Tell us about the reason to sell only boxes

On the website, you can only buy a box (containing six bars) because we include shipping etc so there’s a minimum order… We’re not selling from any e-commerce platform such as BigBasket or Amazon and it’s a conscious choice because we want to tell our brand story in a controlled environment before we go to marketplaces. Once we do, we will start selling individual units.

You’re trying to change consumer thinking regarding protein consumption… Tell us about your marketing initiatives going forward

It’s a huge challenge. What helps is the present fitness trend and people who’re exposed to content from the west, the proof is that the category itself is growing by 30-40 % every year. We’re doing only education on Instagram… For example, some of our best posts are about white bread vs brown bread, sugar vs honey vs jaggery, how do you decide your ketchup is good or not… there’s no brand push.

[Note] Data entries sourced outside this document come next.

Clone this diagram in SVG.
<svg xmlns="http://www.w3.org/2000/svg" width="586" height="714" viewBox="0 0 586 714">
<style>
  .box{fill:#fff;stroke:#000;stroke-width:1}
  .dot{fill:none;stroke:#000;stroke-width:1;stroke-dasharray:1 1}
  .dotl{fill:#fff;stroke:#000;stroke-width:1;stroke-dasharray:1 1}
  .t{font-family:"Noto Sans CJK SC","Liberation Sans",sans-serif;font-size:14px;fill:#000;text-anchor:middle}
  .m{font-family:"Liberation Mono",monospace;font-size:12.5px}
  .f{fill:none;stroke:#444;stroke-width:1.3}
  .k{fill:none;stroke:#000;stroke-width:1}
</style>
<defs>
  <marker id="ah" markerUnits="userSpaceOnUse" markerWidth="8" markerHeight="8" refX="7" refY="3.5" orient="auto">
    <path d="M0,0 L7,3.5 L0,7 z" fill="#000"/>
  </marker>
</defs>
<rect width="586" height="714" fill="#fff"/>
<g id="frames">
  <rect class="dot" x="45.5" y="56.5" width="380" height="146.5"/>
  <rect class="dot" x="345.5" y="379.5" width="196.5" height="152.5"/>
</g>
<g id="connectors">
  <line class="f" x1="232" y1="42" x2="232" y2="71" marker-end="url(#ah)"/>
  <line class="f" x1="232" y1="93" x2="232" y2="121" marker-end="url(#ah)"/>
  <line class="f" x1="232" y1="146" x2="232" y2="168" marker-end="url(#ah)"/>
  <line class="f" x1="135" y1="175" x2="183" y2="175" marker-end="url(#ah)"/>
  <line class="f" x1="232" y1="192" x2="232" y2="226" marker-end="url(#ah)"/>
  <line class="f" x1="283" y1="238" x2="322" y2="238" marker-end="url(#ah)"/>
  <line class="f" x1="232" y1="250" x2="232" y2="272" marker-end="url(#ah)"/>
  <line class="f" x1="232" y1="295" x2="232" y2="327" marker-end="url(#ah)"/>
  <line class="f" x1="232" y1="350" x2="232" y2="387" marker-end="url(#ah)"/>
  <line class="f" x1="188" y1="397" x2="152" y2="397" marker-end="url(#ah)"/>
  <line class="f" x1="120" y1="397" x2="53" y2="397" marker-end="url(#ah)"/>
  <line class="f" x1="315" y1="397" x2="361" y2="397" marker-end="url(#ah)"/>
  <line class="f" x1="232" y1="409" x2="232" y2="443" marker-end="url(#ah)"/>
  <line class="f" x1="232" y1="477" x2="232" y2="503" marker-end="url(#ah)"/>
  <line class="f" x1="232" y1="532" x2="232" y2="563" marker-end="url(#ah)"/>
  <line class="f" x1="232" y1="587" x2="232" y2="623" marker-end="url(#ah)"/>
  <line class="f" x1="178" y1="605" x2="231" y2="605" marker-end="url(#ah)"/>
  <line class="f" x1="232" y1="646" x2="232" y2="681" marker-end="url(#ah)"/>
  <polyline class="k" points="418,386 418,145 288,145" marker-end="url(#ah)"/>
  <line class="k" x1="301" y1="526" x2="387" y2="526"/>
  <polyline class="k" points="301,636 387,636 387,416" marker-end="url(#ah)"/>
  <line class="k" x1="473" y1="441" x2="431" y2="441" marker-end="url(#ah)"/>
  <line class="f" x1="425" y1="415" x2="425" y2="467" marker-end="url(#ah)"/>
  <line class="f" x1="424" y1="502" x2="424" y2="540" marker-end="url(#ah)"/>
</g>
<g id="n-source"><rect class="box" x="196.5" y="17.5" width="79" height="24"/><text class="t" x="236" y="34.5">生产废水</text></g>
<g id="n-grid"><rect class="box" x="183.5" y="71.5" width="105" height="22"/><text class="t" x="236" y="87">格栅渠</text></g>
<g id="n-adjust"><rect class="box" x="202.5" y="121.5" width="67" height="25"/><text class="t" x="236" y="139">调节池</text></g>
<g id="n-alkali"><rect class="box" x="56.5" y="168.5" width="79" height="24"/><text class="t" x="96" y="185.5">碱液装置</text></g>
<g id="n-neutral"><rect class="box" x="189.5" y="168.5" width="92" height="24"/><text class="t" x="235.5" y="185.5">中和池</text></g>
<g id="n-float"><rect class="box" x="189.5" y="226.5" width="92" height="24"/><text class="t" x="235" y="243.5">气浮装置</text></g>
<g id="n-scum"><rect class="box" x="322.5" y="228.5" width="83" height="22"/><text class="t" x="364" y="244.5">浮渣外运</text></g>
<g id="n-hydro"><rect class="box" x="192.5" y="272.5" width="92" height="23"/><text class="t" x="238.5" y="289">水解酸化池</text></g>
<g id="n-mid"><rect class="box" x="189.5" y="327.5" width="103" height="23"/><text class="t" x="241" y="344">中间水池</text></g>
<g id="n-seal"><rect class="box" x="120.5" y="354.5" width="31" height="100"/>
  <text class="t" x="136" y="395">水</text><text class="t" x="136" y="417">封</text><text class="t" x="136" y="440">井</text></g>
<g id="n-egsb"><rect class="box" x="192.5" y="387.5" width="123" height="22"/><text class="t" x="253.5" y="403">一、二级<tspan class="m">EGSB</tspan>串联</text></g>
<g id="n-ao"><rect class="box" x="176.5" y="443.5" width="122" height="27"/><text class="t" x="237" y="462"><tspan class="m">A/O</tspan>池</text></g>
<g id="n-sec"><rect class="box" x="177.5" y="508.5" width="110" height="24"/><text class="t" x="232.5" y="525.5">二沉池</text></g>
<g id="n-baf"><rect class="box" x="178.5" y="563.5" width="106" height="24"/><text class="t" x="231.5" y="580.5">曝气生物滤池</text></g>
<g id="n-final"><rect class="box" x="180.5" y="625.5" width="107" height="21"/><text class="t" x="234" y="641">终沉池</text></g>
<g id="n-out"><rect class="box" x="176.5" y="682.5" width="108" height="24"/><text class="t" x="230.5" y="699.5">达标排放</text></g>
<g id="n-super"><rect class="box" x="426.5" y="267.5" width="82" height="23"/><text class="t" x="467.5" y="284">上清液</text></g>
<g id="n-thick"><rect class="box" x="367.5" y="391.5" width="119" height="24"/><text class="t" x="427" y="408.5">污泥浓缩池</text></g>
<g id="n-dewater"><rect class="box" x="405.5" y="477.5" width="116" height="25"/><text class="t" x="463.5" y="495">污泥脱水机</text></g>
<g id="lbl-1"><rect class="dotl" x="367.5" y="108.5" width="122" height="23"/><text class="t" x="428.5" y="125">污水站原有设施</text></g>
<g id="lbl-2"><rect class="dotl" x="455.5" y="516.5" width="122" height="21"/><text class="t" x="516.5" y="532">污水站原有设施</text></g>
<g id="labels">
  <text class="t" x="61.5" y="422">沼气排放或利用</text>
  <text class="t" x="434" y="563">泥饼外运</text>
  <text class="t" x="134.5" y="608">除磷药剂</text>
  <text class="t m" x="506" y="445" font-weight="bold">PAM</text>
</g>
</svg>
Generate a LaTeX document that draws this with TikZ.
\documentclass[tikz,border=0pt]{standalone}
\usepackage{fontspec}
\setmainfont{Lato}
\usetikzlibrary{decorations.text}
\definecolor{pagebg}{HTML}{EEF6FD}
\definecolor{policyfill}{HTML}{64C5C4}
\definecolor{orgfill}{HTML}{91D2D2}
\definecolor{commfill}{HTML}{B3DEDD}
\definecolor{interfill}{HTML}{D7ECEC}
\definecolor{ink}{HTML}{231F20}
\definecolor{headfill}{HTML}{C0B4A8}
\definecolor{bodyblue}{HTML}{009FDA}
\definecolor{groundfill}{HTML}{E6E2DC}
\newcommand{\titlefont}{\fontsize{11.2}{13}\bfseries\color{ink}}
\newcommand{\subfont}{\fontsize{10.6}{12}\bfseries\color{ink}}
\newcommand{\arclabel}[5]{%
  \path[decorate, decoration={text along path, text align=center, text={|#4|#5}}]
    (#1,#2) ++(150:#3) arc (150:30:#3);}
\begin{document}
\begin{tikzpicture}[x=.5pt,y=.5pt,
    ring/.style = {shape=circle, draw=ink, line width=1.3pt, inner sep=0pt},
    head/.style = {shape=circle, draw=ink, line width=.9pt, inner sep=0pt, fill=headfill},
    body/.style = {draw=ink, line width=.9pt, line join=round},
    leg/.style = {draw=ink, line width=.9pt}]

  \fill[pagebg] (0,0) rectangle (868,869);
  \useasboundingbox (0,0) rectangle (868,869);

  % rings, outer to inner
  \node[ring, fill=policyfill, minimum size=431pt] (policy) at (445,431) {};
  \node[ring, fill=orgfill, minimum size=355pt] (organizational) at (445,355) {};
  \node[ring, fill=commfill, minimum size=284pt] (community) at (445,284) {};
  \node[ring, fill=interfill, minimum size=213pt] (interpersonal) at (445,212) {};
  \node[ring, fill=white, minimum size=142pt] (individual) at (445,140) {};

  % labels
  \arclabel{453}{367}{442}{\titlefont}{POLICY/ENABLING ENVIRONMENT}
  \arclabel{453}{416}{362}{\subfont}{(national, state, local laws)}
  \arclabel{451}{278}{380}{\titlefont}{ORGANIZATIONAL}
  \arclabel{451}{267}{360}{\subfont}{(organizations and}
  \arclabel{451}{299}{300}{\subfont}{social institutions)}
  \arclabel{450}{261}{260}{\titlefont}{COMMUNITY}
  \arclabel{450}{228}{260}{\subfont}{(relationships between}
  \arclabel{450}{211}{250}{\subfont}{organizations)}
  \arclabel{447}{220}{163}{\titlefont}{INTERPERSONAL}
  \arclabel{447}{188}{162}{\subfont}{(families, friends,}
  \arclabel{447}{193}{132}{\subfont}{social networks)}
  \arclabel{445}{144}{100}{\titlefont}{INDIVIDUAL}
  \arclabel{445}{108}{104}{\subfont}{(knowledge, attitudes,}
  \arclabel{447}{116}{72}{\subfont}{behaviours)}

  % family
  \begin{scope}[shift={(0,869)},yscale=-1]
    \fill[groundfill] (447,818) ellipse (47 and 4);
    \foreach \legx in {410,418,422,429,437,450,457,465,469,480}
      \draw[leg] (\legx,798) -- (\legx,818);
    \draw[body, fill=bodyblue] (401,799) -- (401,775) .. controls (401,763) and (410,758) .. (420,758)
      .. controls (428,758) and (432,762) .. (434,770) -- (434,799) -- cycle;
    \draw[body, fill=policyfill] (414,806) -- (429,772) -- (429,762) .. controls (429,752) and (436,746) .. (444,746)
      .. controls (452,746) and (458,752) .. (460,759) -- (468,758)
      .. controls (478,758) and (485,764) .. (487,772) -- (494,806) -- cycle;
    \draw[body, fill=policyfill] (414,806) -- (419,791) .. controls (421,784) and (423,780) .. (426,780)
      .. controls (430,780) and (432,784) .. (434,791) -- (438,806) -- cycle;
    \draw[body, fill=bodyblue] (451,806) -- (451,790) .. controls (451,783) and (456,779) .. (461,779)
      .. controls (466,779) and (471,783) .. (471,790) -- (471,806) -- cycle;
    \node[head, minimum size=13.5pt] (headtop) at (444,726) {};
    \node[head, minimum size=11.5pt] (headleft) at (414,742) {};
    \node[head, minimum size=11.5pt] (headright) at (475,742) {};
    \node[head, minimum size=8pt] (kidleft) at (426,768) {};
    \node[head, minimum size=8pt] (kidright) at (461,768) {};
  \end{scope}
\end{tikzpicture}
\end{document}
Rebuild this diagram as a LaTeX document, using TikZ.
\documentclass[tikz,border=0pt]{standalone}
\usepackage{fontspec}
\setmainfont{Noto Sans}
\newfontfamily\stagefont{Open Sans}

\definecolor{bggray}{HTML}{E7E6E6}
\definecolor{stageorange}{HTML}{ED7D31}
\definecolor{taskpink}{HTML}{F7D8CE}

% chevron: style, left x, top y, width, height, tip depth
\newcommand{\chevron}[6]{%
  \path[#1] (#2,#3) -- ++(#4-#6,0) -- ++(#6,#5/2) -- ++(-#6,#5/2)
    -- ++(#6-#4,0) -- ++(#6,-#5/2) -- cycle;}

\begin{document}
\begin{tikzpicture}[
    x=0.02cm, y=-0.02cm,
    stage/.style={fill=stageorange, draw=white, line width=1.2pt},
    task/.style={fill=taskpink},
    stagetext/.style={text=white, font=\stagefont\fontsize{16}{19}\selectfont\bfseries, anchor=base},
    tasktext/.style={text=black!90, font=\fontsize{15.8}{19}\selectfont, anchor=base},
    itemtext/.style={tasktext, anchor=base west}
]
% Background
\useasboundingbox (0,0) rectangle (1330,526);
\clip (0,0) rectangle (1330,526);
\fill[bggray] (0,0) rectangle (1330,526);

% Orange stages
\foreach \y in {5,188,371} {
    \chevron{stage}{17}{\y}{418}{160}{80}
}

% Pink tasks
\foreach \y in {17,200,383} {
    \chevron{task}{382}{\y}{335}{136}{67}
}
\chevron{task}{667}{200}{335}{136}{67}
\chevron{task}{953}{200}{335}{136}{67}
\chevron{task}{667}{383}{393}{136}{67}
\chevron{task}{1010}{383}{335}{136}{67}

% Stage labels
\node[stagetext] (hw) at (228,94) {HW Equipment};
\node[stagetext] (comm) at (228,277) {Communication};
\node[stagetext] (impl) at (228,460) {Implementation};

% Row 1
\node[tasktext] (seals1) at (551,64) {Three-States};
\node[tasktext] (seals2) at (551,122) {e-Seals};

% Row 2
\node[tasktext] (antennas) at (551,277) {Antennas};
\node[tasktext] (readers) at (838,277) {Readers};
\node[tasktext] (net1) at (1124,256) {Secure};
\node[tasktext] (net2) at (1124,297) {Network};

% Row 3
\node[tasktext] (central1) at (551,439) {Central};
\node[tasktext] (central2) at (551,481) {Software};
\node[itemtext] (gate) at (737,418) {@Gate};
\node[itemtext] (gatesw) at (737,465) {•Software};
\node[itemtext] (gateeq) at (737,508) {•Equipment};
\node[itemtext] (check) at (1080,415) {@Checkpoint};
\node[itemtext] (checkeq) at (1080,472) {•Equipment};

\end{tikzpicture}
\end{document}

We’ve not tied up with any celebrity because we’re small and we haven’t found the right fit - we only want to associate with people who are as clean as we are. We take our 100% clean claim very seriously.

Who’s your target audience?

We don’t cut our niche audience by gender but by three criteria. One, they’re young between the ages of 25-40 years; the very young can’t afford the bars and the very old may not get the category. Second is household income because not everybody can afford to buy a Rs 100 protein bar every day. The third is international exposure because we found that people who’ve travelled to at least one foreign nation are more open to trying brands such as ours. We craft every piece of communication to talk to this person first and then it expands to others.

Are there any other offerings in the line-up?

We have a science-based approach and our research revealed food can play only two roles - antioxidation and anti-inflammation. We could have gone and launched other products but we said no, there are only two things food can do and we’ve created products for the two things.

In the future, you will see us getting into many many categories and we enter categories based on three criteria: Is there a food category today where people are making false claims and selling substandard products. Second, can we create a product that lives up to The Whole Truth philosophy? Third, can we make that product tasty?